You could say Doherty has had a busy few months. Last November, she officially launched her company AnaBio Technologies. Eight months later, the company has a clutch of product patents and an array of Irish and international food industry clients lining up to make use of its encapsulation technology to protect ingredients that could bring health benefits. Plus Doherty has been scooping awards along the way.
When we speak she is in Germany meeting customers and showcasing the company’s technology, which she originally worked on as part of her PhD in Teagasc and UCC. She spun out the company in 2011 and generated a working base at Teagasc, Moorepark in Fermoy.

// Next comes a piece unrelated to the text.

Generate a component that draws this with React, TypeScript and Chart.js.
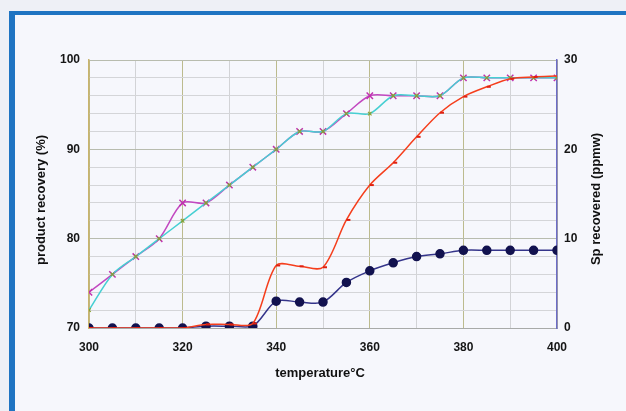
import React, { useEffect, useRef } from "react";
import { Chart, registerables } from "chart.js";

Chart.register(...registerables);

const temperatures = [300, 305, 310, 315, 320, 325, 330, 335, 340, 345, 350, 355, 360, 365, 370, 375, 380, 385, 390, 395, 400];
const recoveryMagenta = [74, 76, 78, 80, 84, 84, 86, 88, 90, 92, 92, 94, 96, 96, 96, 96, 98, 98, 98, 98, 98];
const recoveryCyan = [72, 76, 78, 80, 82, 84, 86, 88, 90, 92, 92, 94, 94, 96, 96, 96, 98, 98, 98, 98, 98];
const spRed = [0, 0, 0, 0, 0, 0.4, 0.4, 0.5, 7.0, 6.9, 6.8, 12.1, 16.0, 18.5, 21.4, 24.1, 25.9, 27.0, 27.9, 28.1, 28.2];
const spNavy = [0, 0, 0, 0, 0, 0.2, 0.2, 0.2, 3.0, 2.9, 2.9, 5.1, 6.4, 7.3, 8.0, 8.3, 8.7, 8.7, 8.7, 8.7, 8.7];

const xTitle = "temperature°C";
const leftTitle = "product recovery (%)";
const rightTitle = "Sp recovered (ppmw)";

const FONT = '"Liberation Sans", Arial, sans-serif';

const pts = (ys: number[]) => temperatures.map((x, i) => ({ x, y: ys[i] }));

const titlePlugin = {
  id: "titles",
  afterDraw(chart: any) {
    const { ctx, chartArea } = chart;
    ctx.save();
    ctx.font = `bold 13px ${FONT}`;
    ctx.fillStyle = "#111";
    ctx.textAlign = "center";
    ctx.textBaseline = "middle";
    ctx.fillText(xTitle, (chartArea.left + chartArea.right) / 2 - 3, chartArea.bottom + 45);
    ctx.save();
    ctx.translate(chartArea.left - 48, (chartArea.top + chartArea.bottom) / 2 + 6);
    ctx.rotate(-Math.PI / 2);
    ctx.fillText(leftTitle, 0, 0);
    ctx.restore();
    ctx.save();
    ctx.translate(chartArea.right + 39, (chartArea.top + chartArea.bottom) / 2 + 5);
    ctx.rotate(-Math.PI / 2);
    ctx.fillText(rightTitle, 0, 0);
    ctx.restore();
    ctx.restore();
  },
};

export default function App() {
  const ref = useRef<HTMLCanvasElement>(null);
  useEffect(() => {
    const chart = new Chart(ref.current!, {
      type: "line",
      data: {
        datasets: [
          {
            data: pts(spRed),
            yAxisID: "y2",
            borderColor: "#f53e1c",
            pointBorderColor: "#e02010",
            pointStyle: "dash",
            pointRadius: 4,
            pointBorderWidth: 2,
            borderWidth: 1.5,
            tension: 0.3,
          },
          {
            data: pts(spNavy),
            yAxisID: "y2",
            borderColor: "#34348a",
            backgroundColor: "#12124f",
            pointBackgroundColor: "#12124f",
            pointBorderColor: "#12124f",
            pointStyle: "circle",
            pointRadius: 4,
            borderWidth: 1.5,
            tension: 0.3,
          },
          {
            data: pts(recoveryCyan),
            yAxisID: "y",
            borderColor: "#46cfd2",
            pointBorderColor: "#8aa030",
            pointStyle: "crossRot",
            pointRadius: 2.5,
            pointBorderWidth: 1.2,
            borderWidth: 1.5,
            tension: 0.3,
          },
          {
            data: pts(recoveryMagenta),
            yAxisID: "y",
            borderColor: "#c248c0",
            pointBorderColor: "#c030b0",
            pointStyle: "crossRot",
            pointRadius: 4.5,
            pointBorderWidth: 1.5,
            borderWidth: 1.5,
            tension: 0.3,
          },
        ],
      },
      options: {
        animation: false,
        responsive: false,
        devicePixelRatio: 1,
        layout: { padding: { top: 60, left: 0, right: 0, bottom: 0 } },
        plugins: { legend: { display: false }, tooltip: { enabled: false } },
        scales: {
          x: {
            type: "linear",
            min: 300,
            max: 400,
            afterFit: (s: any) => {
              s.height = 83;
            },
            border: { color: "#a8aaa8", width: 1 },
            grid: {
              drawTicks: false,
              color: (c: any) => (c.tick && c.tick.value % 20 === 0 ? "#bcbb8e" : "#d2d3d6"),
              lineWidth: 1,
            },
            ticks: {
              stepSize: 10,
              padding: 12,
              color: "#151515",
              font: { family: FONT, size: 12, weight: "bold" },
              callback: (v: any) => (Number(v) % 20 === 0 ? String(v) : ""),
              maxRotation: 0,
              autoSkip: false,
            },
          },
          y: {
            position: "left",
            min: 70,
            max: 100,
            afterFit: (s: any) => {
              s.width = 89;
            },
            border: { color: "#c8b46e", width: 1.5 },
            grid: {
              drawTicks: false,
              color: (c: any) => (c.tick && c.tick.value % 10 === 0 ? "#b8bcae" : "#d4d5d8"),
              lineWidth: 1,
            },
            ticks: {
              stepSize: 2,
              padding: 9,
              color: "#151515",
              font: { family: FONT, size: 12, weight: "bold" },
              callback: (v: any) => (Number(v) % 10 === 0 ? String(v) : ""),
              autoSkip: false,
            },
          },
          y2: {
            position: "right",
            min: 0,
            max: 30,
            afterFit: (s: any) => {
              s.width = 69;
            },
            border: { color: "#6c6cc8", width: 1.5 },
            grid: { drawOnChartArea: false, drawTicks: false },
            ticks: {
              stepSize: 10,
              padding: 7,
              color: "#151515",
              font: { family: FONT, size: 12, weight: "bold" },
            },
          },
        },
      } as any,
      plugins: [titlePlugin],
    });
    return () => chart.destroy();
  }, []);

  return (
    <div style={{ position: "fixed", left: 0, top: 0, width: 626, height: 411, background: "#eef0f6", overflow: "hidden" }}>
      <div
        style={{
          position: "absolute",
          left: 9,
          top: 11,
          width: 640,
          height: 420,
          borderLeft: "6px solid #1f74c2",
          borderTop: "4px solid #1f74c2",
          background: "#f6f7fc",
        }}
      />
      <canvas ref={ref} width={626} height={411} style={{ position: "absolute", left: 0, top: 0, width: 626, height: 411 }} />
    </div>
  );
}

By late 2012, Doherty had operations in place, she officially launched the company, and this year she has been scaling up production.
AnaBio Technologies’ encapsulation approach looks to protect sensitive ingredients in food, animal feeds and therapeutics, explains Doherty. “At the moment there’s huge pressure on food companies to stabilise sensitive and functional compounds, like flavours and probiotics, in their products,” she says. “So we make small capsules to give those sensitive ingredients a stable little micro-environment, which means they can last longer on the shelf and they are protected as they pass through parts of the digestive system.”
Adding value with capsules
In practice, the company’s platform technology takes relatively cheap biological materials from milk and milk byproducts, seaweed, citrus fruit, rice or peas and uses them to manufacture the capsule structures.
Lab and preclinical tests show that the capsules keep their cargo shielded, meaning that functional ingredients can get to where they need to go in the intestine, according to Doherty, citing probiotics as an example. “Probiotics are not in themselves extremely expensive, but they won’t work if they don’t get to the right place in the body,” she says. “If they can survive then they become a value-added product – so we are basically using these capsules to add value to a customer’s product and deliver a health benefit.”
The company now has labs in Dublin and Moorepark, and Doherty acknowledges the support of Enterprise Ireland in connecting her with potential customers. And AnaBio has caught the attention of several clients in Ireland and overseas, getting its patented technologies around ingredients such as bioactives and probiotics and working in the areas of infant formula, food supplements, functional foods and animal feeds, explains Doherty. “We develop the technology to solve a problem for a customer using encapsulation technology,” she says. “Then once the process is fully optimised for commercial production the technology can possibly be transferred to the customer.”
New directions
The company is charging ahead in new directions, too, looking at vaccine delivery and investing in human trials of the capsules in sports nutrition and food supplements. “It’s all moving very quickly,” says Doherty, whose success has not gone unnoticed. Last month, AnaBio was awarded the Bank of Ireland/IGNITE Business of the Year 2013, and earlier this month Doherty was named as an Outstanding Young Person of the Year by the Junior Chamber International (JCI) Cork.